Çocukluğumdan beri sizlerle birlikte İstiklal Marşı söylüyorum. Son zamanlarda bir noktası var, oraya geliyorum ve susuyorum. Sizler söylüyorsunuz, ben sonra katılıyorum. ‘Kahraman ırkıma bir gül’ Neresi kahraman ya. Yurttaşlık kavramını ulusal bir bütünlük ve kahraman bir ırkla sağlamaya çalışıyoruz. Mesela laf ‘çalışkan bir halkıma bir gül’ olsa hepinizden daha fazla söylerim ama öyle değil. ‘Türküm, doğruyum, çalışkanım‘ söyleminin ‘doğruyum ve çalışkanım’ yanını çok seviyorum, bağıra bağıra söylüyorum. ‘Türküm’ bölümünü de ‘Türkiyeliyim’ diye söyleyerek algılamaya çalışıyorum.

[Since my childhood, I have been singing the Independence March (national anthem) together with you. Recently, there is a point, I come to it and I go quiet. You sing, I join later. ‘Smile at my heroic race.’ Where is the heroism, eh? We are trying to secure the concept of citizenship with national unity and a heroic race. For example, say, if it was ‘smile at my hard-working people’, I would sing it louder than all of you, but it is not so. I love the ‘I am Turkish, honest and hard-working’ line’s ‘honest and hard-working’ part, and I sing it from my heart.
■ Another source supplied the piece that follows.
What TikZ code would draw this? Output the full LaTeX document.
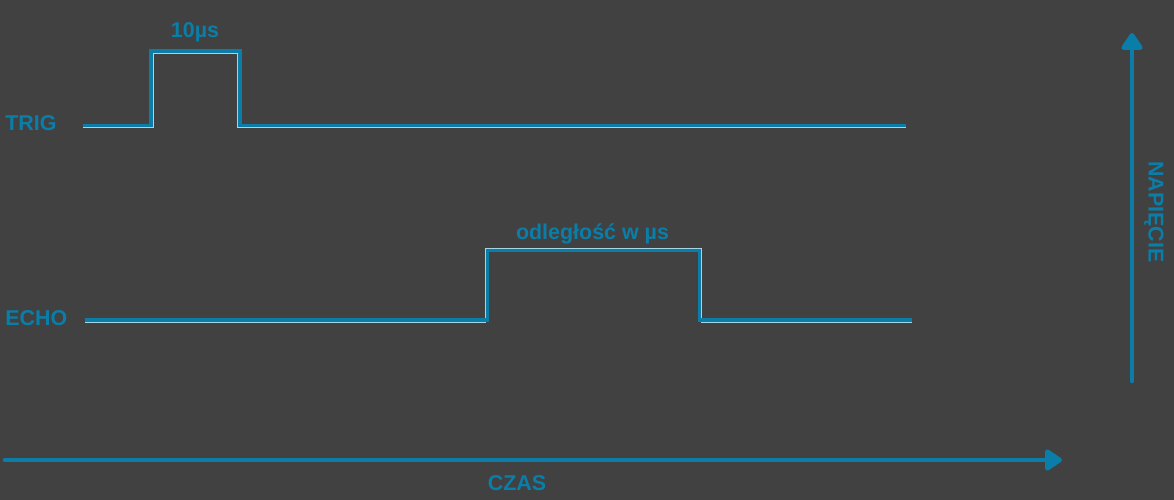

I try to understand the ‘I am a Turk’ part by singing it as ‘I am Turkish’.]

fn4: Dink Cinayeti ve İstihbarat Yalanları.

fn5: ‘haberleşmenin gizliliğini ihlal etmek‘.

fn6: ‘Terörle mücadelede görev almış kişileri hedef gösterdiği‘.

fn7: ‘adil yargılamayı etkilemeye teşebbüs etmek‘.

fn8: Büyük Hukukçular Birliği.

fn9: in Turkey, it was published as Baba ve Piç (Father and Bastard).